Add named capturing groups to gleam/regex.Match
As it is now, you have the ability to write named capturing groups, but those results don't appear in the list of matches returned from regex.scan.
import gleam/io
import gleam/regex
pub fn main() {
let assert Ok(regex) = regex.from_string("(?<delim>,)")
let content = "Hello, world!"
regex.scan(regex, content)
|> io.debug
}
[Match(content: ",", submatches: [Some(",")])]
I propose Match have the following signature:
pub type Match {
Match(
/// The full string of the match.
content: String,
/// A `Regex` can have subpatterns, sup-parts that are in parentheses.
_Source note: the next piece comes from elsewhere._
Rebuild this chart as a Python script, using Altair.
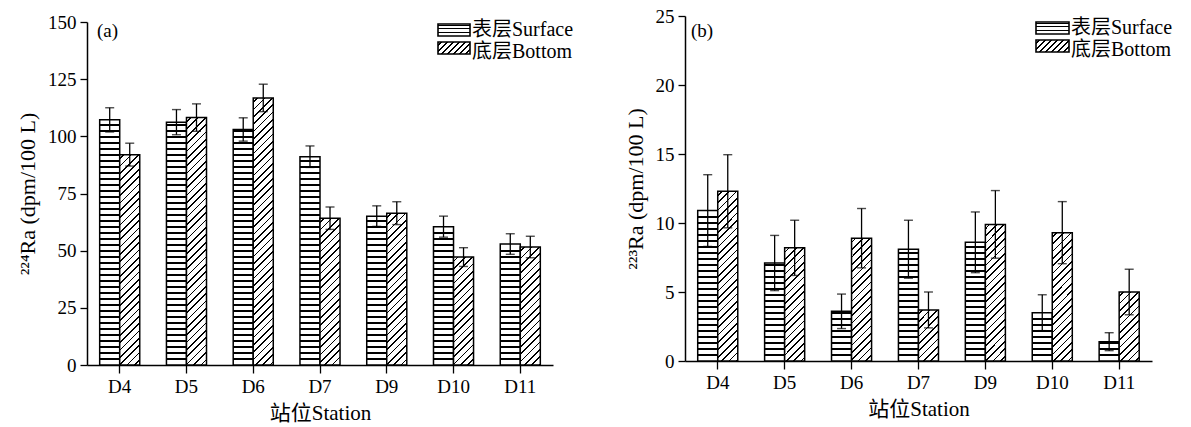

submatches: List(#(String, Option(String))),
)
}
So now running something like this
import gleam/io
import gleam/regex
pub fn main() {
let assert Ok(regex) = regex.from_string("(?<type_of>new|old)\\s+(\\w+)")
let content = "new match_type"
regex.scan(regex, content)
|> io.debug
}
would give you this
[Match(content: "new match_type", submatches: [#("type_of", Some("new")), #("2", Some("match_type"))])]
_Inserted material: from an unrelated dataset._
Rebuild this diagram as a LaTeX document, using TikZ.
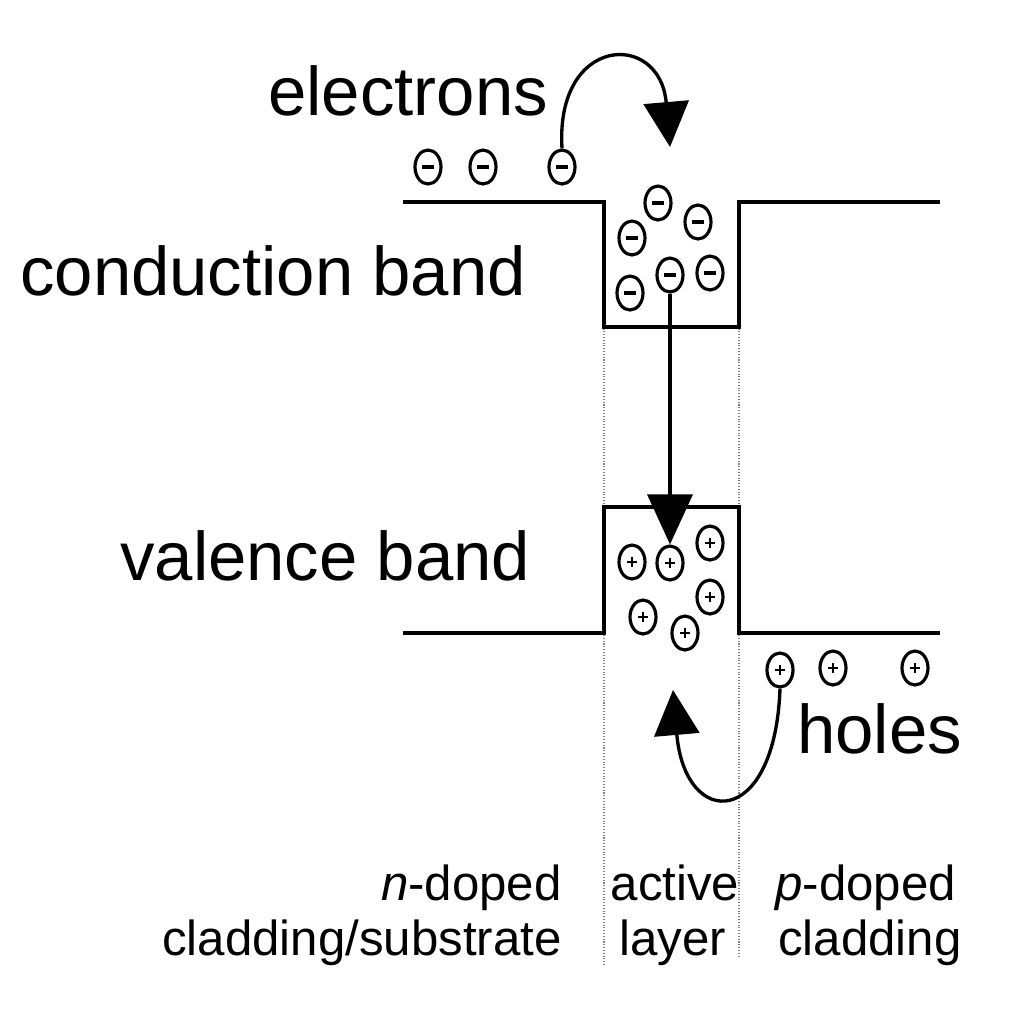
\documentclass[tikz,border=0pt]{standalone}
\usepackage{fontspec}
\setmainfont{Liberation Sans}
\usetikzlibrary{arrows.meta, shapes.geometric}

\begin{document}
\begin{tikzpicture}[x=0.2mm, y=-0.2mm,
  band/.style={line width=1.9pt},
  carrier/.style={ellipse, draw, line width=1.8pt, minimum width=5.2mm, minimum height=6.8mm, inner sep=0pt},
  electron/.style={carrier, path picture={\draw[line width=2pt] ([xshift=-1.15mm]path picture bounding box.center) -- ([xshift=1.15mm]path picture bounding box.center);}},
  hole/.style={carrier, path picture={\draw[line width=1.5pt] ([xshift=-1mm]path picture bounding box.center) -- ([xshift=1mm]path picture bounding box.center) ([yshift=-1mm]path picture bounding box.center) -- ([yshift=1mm]path picture bounding box.center);}},
  jump/.style={line width=1.9pt, -{Triangle[length=9mm, width=9mm]}},
  biglbl/.style={font=\fontsize{39.2}{44}\selectfont, inner sep=0pt},
  smalllbl/.style={font=\fontsize{28}{32}\selectfont, inner sep=0pt}]
\useasboundingbox (0,0) rectangle (1024,1024);
\fill[white] (0,0) rectangle (1024,1024);
% layer boundaries
\draw[gray, line width=0.6pt, densely dotted] (604,202) -- (604,964);
\draw[gray, line width=0.6pt, densely dotted] (739,202) -- (739,958);
% conduction and valence band edges
\draw[band] (403,202) -- (604,202) -- (604,327) -- (739,327) -- (739,202) -- (940,202);
\draw[band] (403,633) -- (604,633) -- (604,507) -- (739,507) -- (739,633) -- (940,633);
% electrons
\node[electron] (e1) at (428,167) {};
\node[electron] (e2) at (483,167) {};
\node[electron] (e3) at (562,167) {};
\node[electron] (e4) at (658,203) {};
\node[electron] (e5) at (698,222) {};
\node[electron] (e6) at (632,238) {};
\node[electron] (e7) at (670,275) {};
\node[electron] (e8) at (710,273) {};
\node[electron] (e9) at (630,293) {};
% holes
\node[hole] (h1) at (632,562) {};
\node[hole] (h2) at (670,563) {};
\node[hole] (h3) at (710,543) {};
\node[hole] (h4) at (710,597) {};
\node[hole] (h5) at (643,617) {};
\node[hole] (h6) at (685,633) {};
\node[hole] (h7) at (780,670) {};
\node[hole] (h8) at (833,668) {};
\node[hole] (h9) at (915,668) {};
% arrows
\coordinate (etip) at (670,147);
\draw[jump] (e3.north) .. controls (555,35) and (660,30) .. (etip);
\draw[line width=1.9pt, -{Triangle[length=10mm, width=9mm]}] (e7.south) -- (h2.north);
\coordinate (htip) at (673,690);
\draw[jump] (h7.south) .. controls (775,830) and (685,830) .. (htip);
% labels
\node[biglbl, anchor=base west] (lel) at (268,115) {electrons};
\node[biglbl, anchor=base west] (lcb) at (20,295) {conduction band};
\node[biglbl, anchor=base west] (lvb) at (120,580) {valence band};
\node[biglbl, anchor=base west] (lho) at (797,753) {holes};
\node[smalllbl, anchor=base east] (ln1) at (562,900) {\textit{n}-doped};
\node[smalllbl, anchor=base east] (ln2) at (562,955) {cladding/substrate};
\node[smalllbl, anchor=base] (la1) at (675,900) {active};
\node[smalllbl, anchor=base] (la2) at (673,955) {layer};
\node[smalllbl, anchor=base west] (lp1) at (775,900) {\textit{p}-doped};
\node[smalllbl, anchor=base west] (lp2) at (778,955) {cladding};
\end{tikzpicture}
\end{document}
If the concern is this may break existing used regex, possibly a new added option (which will still break existing compiled regex) or a new groups function can be added that returns just a list of tuples of group name and submatches.
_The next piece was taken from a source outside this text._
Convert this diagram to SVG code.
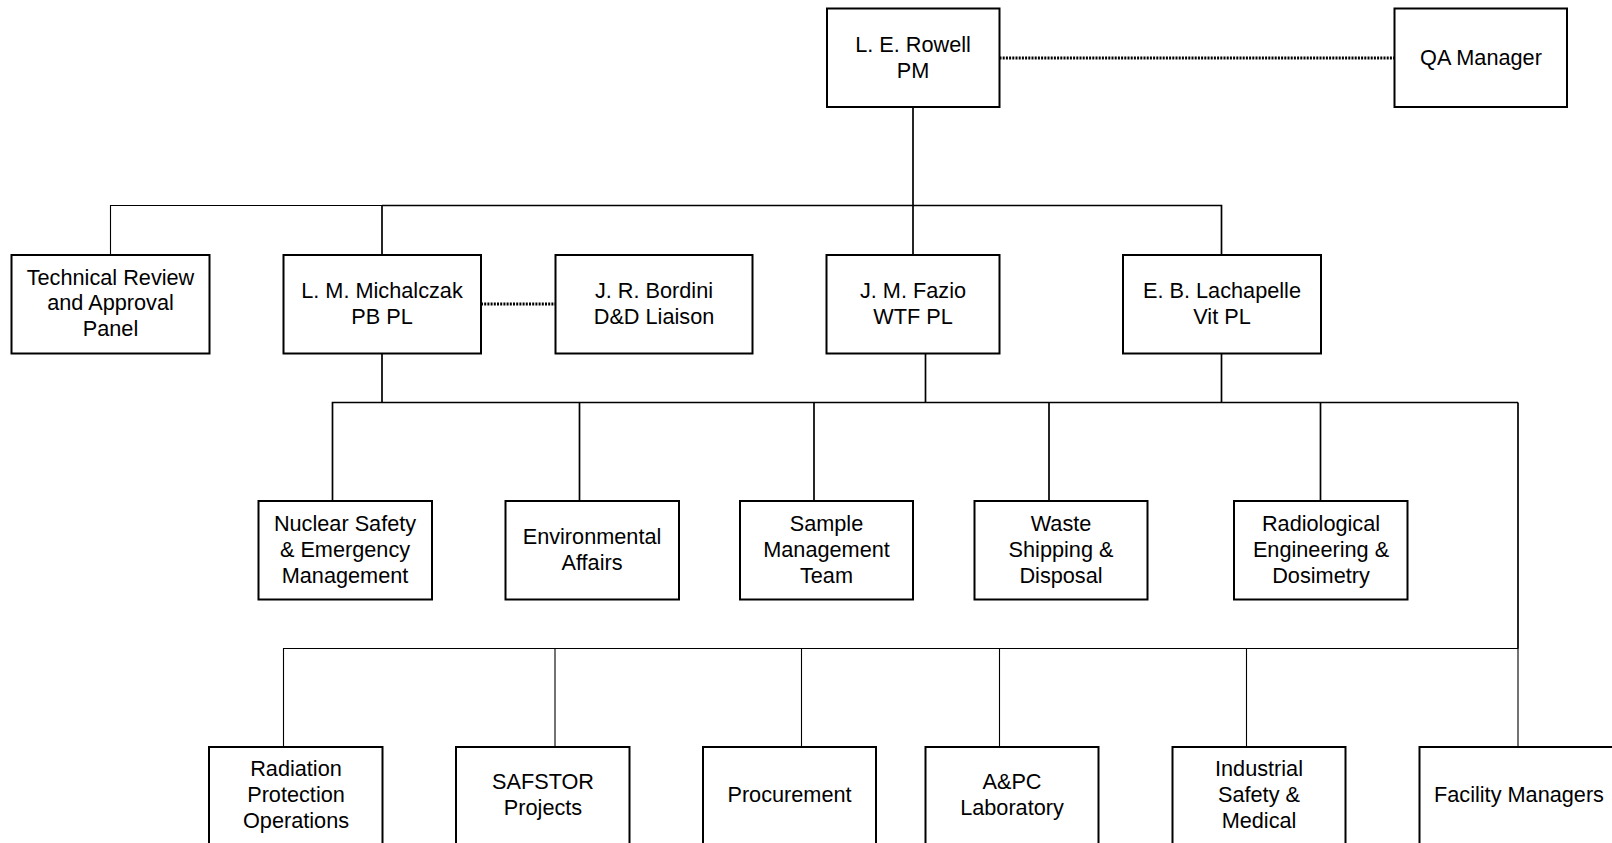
<svg xmlns="http://www.w3.org/2000/svg" width="1612" height="843" viewBox="0 0 1612 843">
<style>
.box{fill:#fff;stroke:#000;stroke-width:2}
.t{font-family:"Liberation Sans",Arial,sans-serif;font-size:21.7px;fill:#000;text-anchor:middle}
.c{fill:none;stroke:#000;stroke-width:1.7}
.thin{fill:none;stroke:#000;stroke-width:1.1}
.dot{fill:none;stroke:#000;stroke-width:3;stroke-dasharray:2 1.2}
</style>
<rect width="1612" height="843" fill="#fff"/>
<g id="connectors">
<path class="c" d="M913 107V205.5M382 205.5H1221.5V255M913 205.5V255M382 205.5V255"/>
<path class="thin" d="M110.5 255V205.5H382"/>
<path class="c" d="M382 354V402.5M925.5 354V402.5M1221.5 354V402.5M332.5 501V402.5H1518M579.5 402.5V501M814 402.5V501M1049 402.5V501M1320.5 402.5V501M1518 402.5V648.5"/>
<path class="thin" d="M283.5 747V648.5H1518V747M555 648.5V747M801.5 648.5V747M999.5 648.5V747M1246.5 648.5V747"/>
<path class="dot" d="M999.5 58H1394"/>
<path class="dot" d="M481 304H555.5"/>
</g>
<g id="rowell"><rect class="box" x="827" y="8.5" width="172.5" height="98.5"/><text class="t" x="913" y="52">L. E. Rowell</text><text class="t" x="913" y="77.8">PM</text></g>
<g id="qa"><rect class="box" x="1394.5" y="8.5" width="172.5" height="98.5"/><text class="t" x="1481" y="65">QA Manager</text></g>
<g id="tech"><rect class="box" x="11.5" y="255" width="198" height="98.5"/><text class="t" x="110.5" y="284.5">Technical Review</text><text class="t" x="110.5" y="310.3">and Approval</text><text class="t" x="110.5" y="336.1">Panel</text></g>
<g id="michalczak"><rect class="box" x="283.5" y="255" width="197.5" height="98.5"/><text class="t" x="382" y="298">L. M. Michalczak</text><text class="t" x="382" y="323.8">PB PL</text></g>
<g id="bordini"><rect class="box" x="555.5" y="255" width="197" height="98.5"/><text class="t" x="654" y="298">J. R. Bordini</text><text class="t" x="654" y="323.8">D&amp;D Liaison</text></g>
<g id="fazio"><rect class="box" x="826.5" y="255" width="173" height="98.5"/><text class="t" x="913" y="298">J. M. Fazio</text><text class="t" x="913" y="323.8">WTF PL</text></g>
<g id="lachapelle"><rect class="box" x="1123" y="255" width="198" height="98.5"/><text class="t" x="1222" y="298">E. B. Lachapelle</text><text class="t" x="1222" y="323.8">Vit PL</text></g>
<g id="nuclear"><rect class="box" x="258.5" y="501" width="173.5" height="98.5"/><text class="t" x="345" y="531">Nuclear Safety</text><text class="t" x="345" y="556.8">&amp; Emergency</text><text class="t" x="345" y="582.6">Management</text></g>
<g id="env"><rect class="box" x="505.5" y="501" width="173.5" height="98.5"/><text class="t" x="592" y="544">Environmental</text><text class="t" x="592" y="569.8">Affairs</text></g>
<g id="sample"><rect class="box" x="740" y="501" width="173" height="98.5"/><text class="t" x="826.5" y="531">Sample</text><text class="t" x="826.5" y="556.8">Management</text><text class="t" x="826.5" y="582.6">Team</text></g>
<g id="waste"><rect class="box" x="974.5" y="501" width="173" height="98.5"/><text class="t" x="1061" y="531">Waste</text><text class="t" x="1061" y="556.8">Shipping &amp;</text><text class="t" x="1061" y="582.6">Disposal</text></g>
<g id="radiological"><rect class="box" x="1234" y="501" width="173.5" height="98.5"/><text class="t" x="1321" y="531">Radiological</text><text class="t" x="1321" y="556.8">Engineering &amp;</text><text class="t" x="1321" y="582.6">Dosimetry</text></g>
<g id="radprot"><rect class="box" x="209" y="747" width="173.5" height="99"/><text class="t" x="296" y="776">Radiation</text><text class="t" x="296" y="801.8">Protection</text><text class="t" x="296" y="827.6">Operations</text></g>
<g id="safstor"><rect class="box" x="456" y="747" width="173.5" height="99"/><text class="t" x="543" y="789">SAFSTOR</text><text class="t" x="543" y="814.8">Projects</text></g>
<g id="procurement"><rect class="box" x="703" y="747" width="173" height="99"/><text class="t" x="789.5" y="802">Procurement</text></g>
<g id="apc"><rect class="box" x="925.5" y="747" width="173" height="99"/><text class="t" x="1012" y="789">A&amp;PC</text><text class="t" x="1012" y="814.8">Laboratory</text></g>
<g id="industrial"><rect class="box" x="1172.5" y="747" width="173" height="99"/><text class="t" x="1259" y="776">Industrial</text><text class="t" x="1259" y="801.8">Safety &amp;</text><text class="t" x="1259" y="827.6">Medical</text></g>
<g id="facility"><rect class="box" x="1419.5" y="747" width="200" height="99"/><text class="t" x="1519" y="802">Facility Managers</text></g>
</svg>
How would we handle groups with no names?
named groups can be Some(String) then. if it's named, then there's a string, otherwise Nil. iirc erlang uses PCRE for its regex implementation, so the feature of named strings is technically there. though i'm unsure if the erlang match gives you group names like how it's done with javascript.
here's how javascript handles it
>> /(?<type_of>new|old)\s+(\w+)/.exec("new match_type")
Array(3) [ "new match_type", "new", "match_type" ]
0: "new match_type"
1: "new"
2: "match_type"
groups: Object { type_of: "new" }
type_of: "new"
index: 0
input: "new match_type"
length: 3
<prototype>: Array []
due to how Erlang handles matches though, it may be necessary to instead include desired group names in Options.
1> re:run("new match_type", "(?<type_of>new|old)\\s+(\\w+)").
{match,[{0,14},{0,3},{4,10}]}
2> re:run("new match_type", "(?<type_of>new|old)\\s+(\\w+)", [{capture, ["type_of"], list}]).
{match,["new"]}
I see now gleam/regex is meant to be a port of Elm's Regex package and they unfortunately don't have a way to extract capturing group names either. Straying from this would have to be a decision. 🤷
I see now gleam/regex is meant to be a port of Elm's Regex package
It's not a port, similarity is incidental